◆ WHAT IS BEING ASKED ◆
From the listing below, extract each line containing the string "diagram".
>> Begin GIVEN RECORDS
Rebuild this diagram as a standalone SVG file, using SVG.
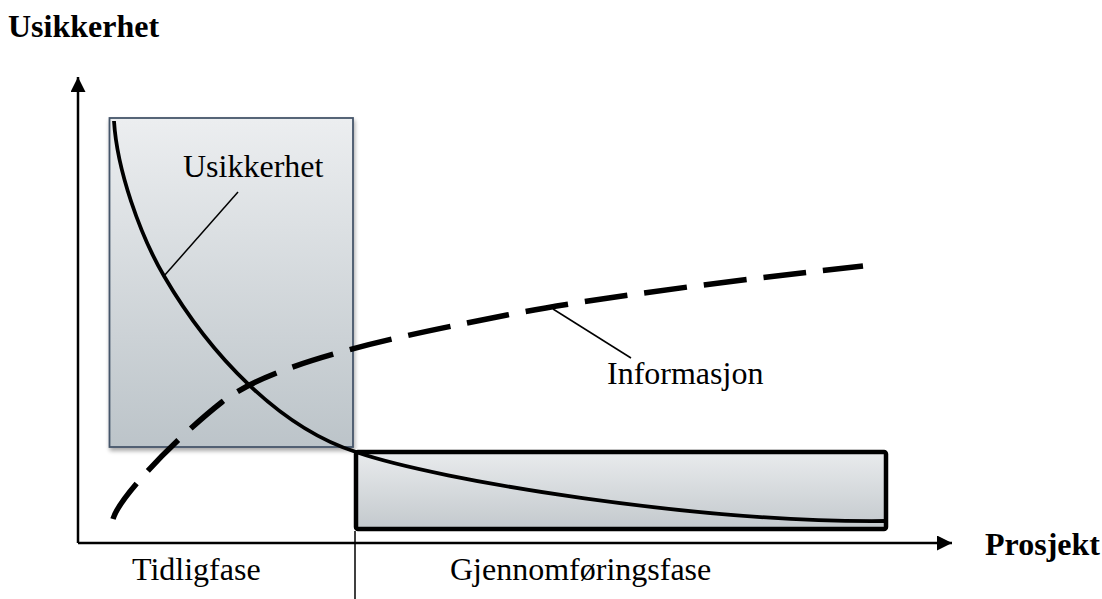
<svg xmlns="http://www.w3.org/2000/svg" width="1102" height="599" viewBox="0 0 1102 599">
  <defs>
    <linearGradient id="gradEarly" x1="0" y1="0" x2="0" y2="1">
      <stop offset="0" stop-color="#eceef0"/>
      <stop offset="1" stop-color="#bcc4c9"/>
    </linearGradient>
    <linearGradient id="gradExec" x1="0" y1="0" x2="0" y2="1">
      <stop offset="0" stop-color="#e9ebed"/>
      <stop offset="1" stop-color="#c3c9cd"/>
    </linearGradient>
    <filter id="shadow" x="-10%" y="-10%" width="120%" height="120%">
      <feGaussianBlur in="SourceAlpha" stdDeviation="2"/>
      <feOffset dx="1" dy="3" result="b"/>
      <feComponentTransfer><feFuncA type="linear" slope="0.35"/></feComponentTransfer>
      <feMerge><feMergeNode/><feMergeNode in="SourceGraphic"/></feMerge>
    </filter>
    <marker id="arrow" viewBox="0 0 10 10" refX="10" refY="5" markerWidth="15" markerHeight="15" markerUnits="userSpaceOnUse" orient="auto">
      <path d="M0,0 L10,5 L0,10 Z" fill="#000"/>
    </marker>
  </defs>
  <style>
    .lbl { font-family: "Liberation Serif", "Times New Roman", serif; font-size: 32px; fill: #000; }
    .bold { font-weight: bold; }
    .axis { stroke: #000; stroke-width: 2.5; fill: none; }
    .leader { stroke: #000; stroke-width: 1.5; fill: none; }
    .thin { stroke: #000; stroke-width: 1.5; fill: none; }
  </style>

  <rect width="1102" height="599" fill="#fff"/>

  <!-- phase boxes -->
  <g id="phase-early">
    <rect x="109.5" y="118" width="243.5" height="329" fill="url(#gradEarly)" stroke="#45566a" stroke-width="1.8" filter="url(#shadow)"/>
  </g>
  <g id="phase-execution">
    <rect x="356" y="452" width="530" height="77" rx="2" fill="url(#gradExec)" stroke="#000" stroke-width="4.5"/>
  </g>

  <!-- axes and curves -->
  <g id="connectors">
    <line class="axis" x1="78" y1="543" x2="78" y2="77" marker-end="url(#arrow)"/>
    <line class="axis" x1="78" y1="543" x2="952" y2="543" marker-end="url(#arrow)"/>
    <line class="thin" x1="355" y1="531" x2="355" y2="599"/>

    <!-- uncertainty curve -->
    <path d="M114,121 C117,170 140,235 164,276 C210,355 280,428 356,452 C440,481 700,523 886,521" fill="none" stroke="#000" stroke-width="3.8"/>

    <!-- information curve -->
    <path d="M113,519 C120,495 180,435 222,402 C277,359 417,333 507,315 C597,297 763,277 863,266" fill="none" stroke="#000" stroke-width="5.5" stroke-dasharray="43 17"/>

    <!-- label leaders -->
    <line class="leader" x1="238" y1="192" x2="164" y2="276"/>
    <line class="leader" x1="553" y1="309" x2="631" y2="358"/>
  </g>

  <!-- labels -->
  <g id="label-y-axis"><text class="lbl bold" x="8" y="37">Usikkerhet</text></g>
  <g id="label-x-axis"><text class="lbl bold" x="985" y="555">Prosjekt</text></g>
  <g id="label-uncertainty"><text class="lbl" x="183" y="177">Usikkerhet</text></g>
  <g id="label-information"><text class="lbl" x="607" y="384">Informasjon</text></g>
  <g id="label-early"><text class="lbl" x="132" y="580">Tidligfase</text></g>
  <g id="label-execution"><text class="lbl" x="450" y="580">Gjennomføringsfase</text></g>
</svg>
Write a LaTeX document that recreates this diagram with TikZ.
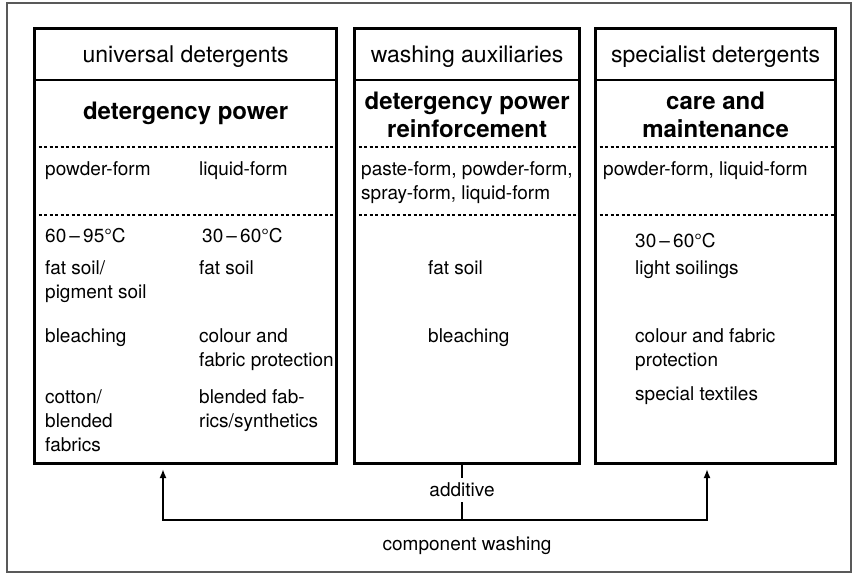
>> End GIVEN RECORDS
◆ EXERCISE SOLUTION ◆
Rebuild this diagram as a standalone SVG file, using SVG.
Write a LaTeX document that recreates this diagram with TikZ.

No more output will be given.